Protein phosphatase PP4C has been implicated in the DNA damage response (DDR), but its substrates in DDR remain largely unknown. We devised a novel proteomic strategy for systematic identification of proteins dephosphorylated by PP4C and identified KRAB‐domain‐associated protein 1 (KAP‐1) as a substrate. Ionizing radiation leads to phosphorylation of KAP‐1 at S824 (via ATM) and at S473 (via CHK2). A PP4C/R3β complex interacts with KAP‐1 and silencing this complex leads to persistence of phospho‐S824 and phospho‐S473. We identify a new role for KAP‐1 in DDR by showing that phosphorylation of S473 impacts the G2/M checkpoint. Depletion of PP4R3β or expression of the phosphomimetic KAP‐1 S473 mutant (S473D) leads to a prolonged G2/M checkpoint.

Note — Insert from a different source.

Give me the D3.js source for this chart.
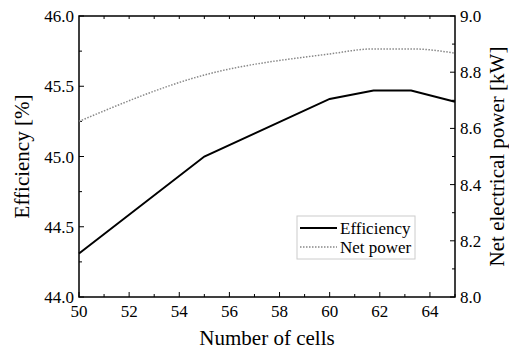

Phosphorylation of S824 is necessary for repair of heterochromatic DNA lesions and similar to cells expressing phosphomimetic KAP‐1 S824 mutant (S824D), or PP4R3β‐silenced cells, display prolonged relaxation of chromatin with release of chromatin remodelling protein CHD3. Our results define a new role for PP4‐mediated dephosphorylation in the DDR, including the regulation of a previously undescribed function of KAP‐1 in checkpoint response. ATM‐dependent phosphorylation of KAP1, which opens heterochromatin to allow DNA repair, is reverted by PP4, revealing a key phosphatase target in the DNA damage response.